» Exercise goal
Leave out any pictures and transcribe all other data below exactly.

» Data excerpt

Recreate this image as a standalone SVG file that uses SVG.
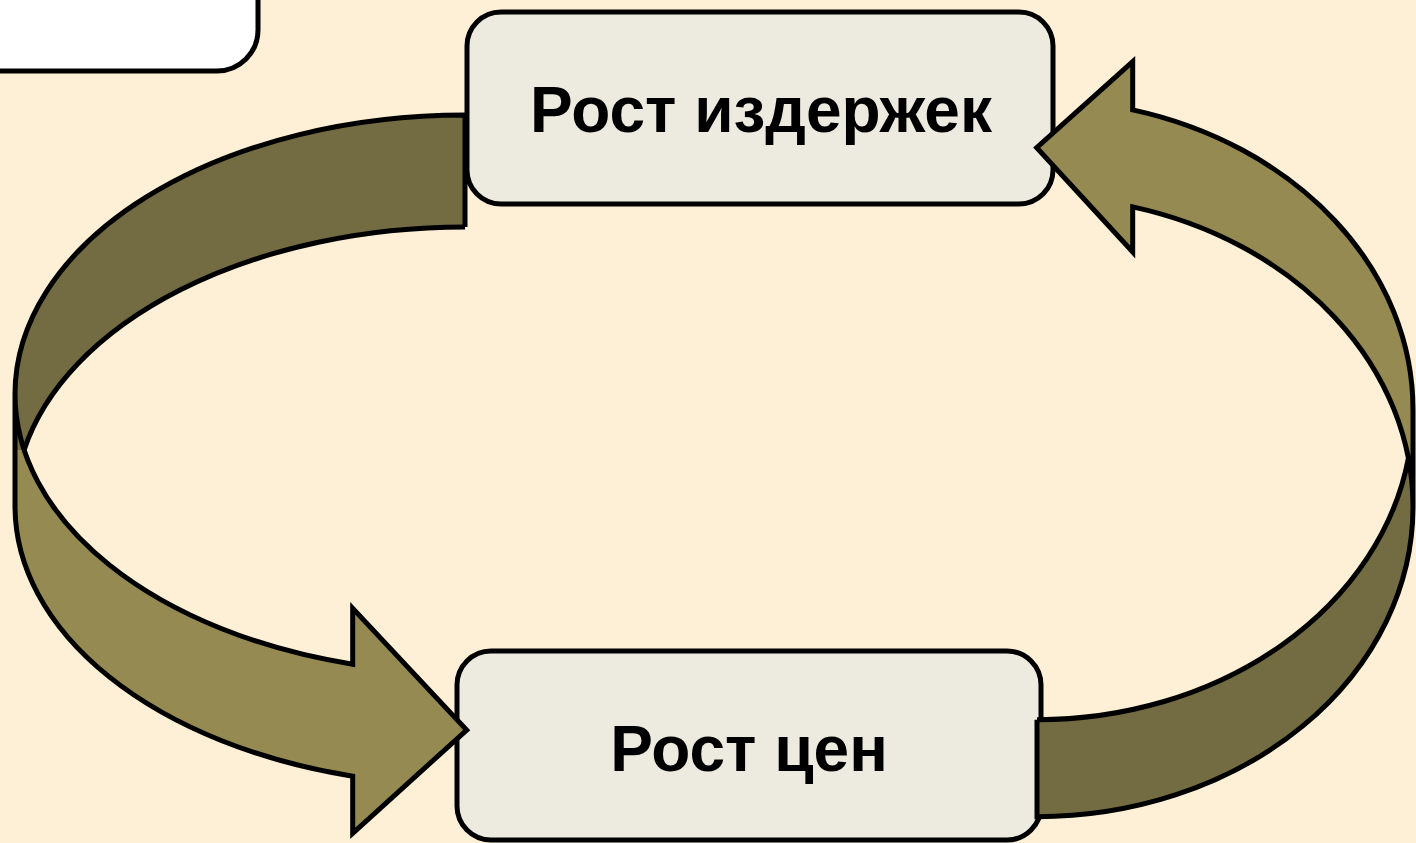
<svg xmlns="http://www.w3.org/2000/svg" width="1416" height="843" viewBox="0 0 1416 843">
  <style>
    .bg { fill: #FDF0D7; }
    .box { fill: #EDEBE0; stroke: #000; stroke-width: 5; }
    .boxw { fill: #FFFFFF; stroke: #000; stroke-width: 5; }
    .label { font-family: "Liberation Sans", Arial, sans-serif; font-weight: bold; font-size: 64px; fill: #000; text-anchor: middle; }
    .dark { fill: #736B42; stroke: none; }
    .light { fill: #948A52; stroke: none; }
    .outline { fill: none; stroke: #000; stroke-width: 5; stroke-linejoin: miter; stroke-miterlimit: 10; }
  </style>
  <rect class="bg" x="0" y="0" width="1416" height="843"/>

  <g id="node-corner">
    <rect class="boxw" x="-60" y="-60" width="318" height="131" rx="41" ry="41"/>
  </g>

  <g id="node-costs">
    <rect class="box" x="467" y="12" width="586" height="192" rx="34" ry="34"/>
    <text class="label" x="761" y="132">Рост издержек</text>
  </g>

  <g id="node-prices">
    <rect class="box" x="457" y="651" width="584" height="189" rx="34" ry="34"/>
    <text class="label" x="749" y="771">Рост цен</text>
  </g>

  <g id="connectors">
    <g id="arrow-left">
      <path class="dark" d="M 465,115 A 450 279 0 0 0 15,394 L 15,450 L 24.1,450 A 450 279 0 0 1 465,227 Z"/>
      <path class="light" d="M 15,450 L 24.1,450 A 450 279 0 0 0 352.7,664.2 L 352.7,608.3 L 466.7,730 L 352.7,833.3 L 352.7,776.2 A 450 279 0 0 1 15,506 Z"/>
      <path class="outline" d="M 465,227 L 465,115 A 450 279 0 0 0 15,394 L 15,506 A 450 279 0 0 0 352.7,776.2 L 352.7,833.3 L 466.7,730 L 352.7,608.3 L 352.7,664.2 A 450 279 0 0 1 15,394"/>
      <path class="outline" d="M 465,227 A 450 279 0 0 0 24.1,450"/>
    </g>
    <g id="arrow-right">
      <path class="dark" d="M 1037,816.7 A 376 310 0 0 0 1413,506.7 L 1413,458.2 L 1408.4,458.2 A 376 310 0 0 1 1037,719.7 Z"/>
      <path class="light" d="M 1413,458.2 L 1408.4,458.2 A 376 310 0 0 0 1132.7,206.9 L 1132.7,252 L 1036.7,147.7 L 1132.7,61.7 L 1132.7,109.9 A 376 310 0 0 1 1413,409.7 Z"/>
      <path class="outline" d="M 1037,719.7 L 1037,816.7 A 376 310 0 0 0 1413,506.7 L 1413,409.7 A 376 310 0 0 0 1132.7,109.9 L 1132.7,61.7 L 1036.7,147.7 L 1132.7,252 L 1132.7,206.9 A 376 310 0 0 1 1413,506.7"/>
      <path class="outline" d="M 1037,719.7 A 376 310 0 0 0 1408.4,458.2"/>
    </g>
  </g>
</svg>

» Finished task
Recreate this image as a standalone SVG file that uses SVG.
<svg xmlns="http://www.w3.org/2000/svg" width="1416" height="843" viewBox="0 0 1416 843">
  <style>
    .bg { fill: #FDF0D7; }
    .box { fill: #EDEBE0; stroke: #000; stroke-width: 5; }
    .boxw { fill: #FFFFFF; stroke: #000; stroke-width: 5; }
    .label { font-family: "Liberation Sans", Arial, sans-serif; font-weight: bold; font-size: 64px; fill: #000; text-anchor: middle; }
    .dark { fill: #736B42; stroke: none; }
    .light { fill: #948A52; stroke: none; }
    .outline { fill: none; stroke: #000; stroke-width: 5; stroke-linejoin: miter; stroke-miterlimit: 10; }
  </style>
  <rect class="bg" x="0" y="0" width="1416" height="843"/>

  <g id="node-corner">
    <rect class="boxw" x="-60" y="-60" width="318" height="131" rx="41" ry="41"/>
  </g>

  <g id="node-costs">
    <rect class="box" x="467" y="12" width="586" height="192" rx="34" ry="34"/>
    <text class="label" x="761" y="132">Рост издержек</text>
  </g>

  <g id="node-prices">
    <rect class="box" x="457" y="651" width="584" height="189" rx="34" ry="34"/>
    <text class="label" x="749" y="771">Рост цен</text>
  </g>

  <g id="connectors">
    <g id="arrow-left">
      <path class="dark" d="M 465,115 A 450 279 0 0 0 15,394 L 15,450 L 24.1,450 A 450 279 0 0 1 465,227 Z"/>
      <path class="light" d="M 15,450 L 24.1,450 A 450 279 0 0 0 352.7,664.2 L 352.7,608.3 L 466.7,730 L 352.7,833.3 L 352.7,776.2 A 450 279 0 0 1 15,506 Z"/>
      <path class="outline" d="M 465,227 L 465,115 A 450 279 0 0 0 15,394 L 15,506 A 450 279 0 0 0 352.7,776.2 L 352.7,833.3 L 466.7,730 L 352.7,608.3 L 352.7,664.2 A 450 279 0 0 1 15,394"/>
      <path class="outline" d="M 465,227 A 450 279 0 0 0 24.1,450"/>
    </g>
    <g id="arrow-right">
      <path class="dark" d="M 1037,816.7 A 376 310 0 0 0 1413,506.7 L 1413,458.2 L 1408.4,458.2 A 376 310 0 0 1 1037,719.7 Z"/>
      <path class="light" d="M 1413,458.2 L 1408.4,458.2 A 376 310 0 0 0 1132.7,206.9 L 1132.7,252 L 1036.7,147.7 L 1132.7,61.7 L 1132.7,109.9 A 376 310 0 0 1 1413,409.7 Z"/>
      <path class="outline" d="M 1037,719.7 L 1037,816.7 A 376 310 0 0 0 1413,506.7 L 1413,409.7 A 376 310 0 0 0 1132.7,109.9 L 1132.7,61.7 L 1036.7,147.7 L 1132.7,252 L 1132.7,206.9 A 376 310 0 0 1 1413,506.7"/>
      <path class="outline" d="M 1037,719.7 A 376 310 0 0 0 1408.4,458.2"/>
    </g>
  </g>
</svg>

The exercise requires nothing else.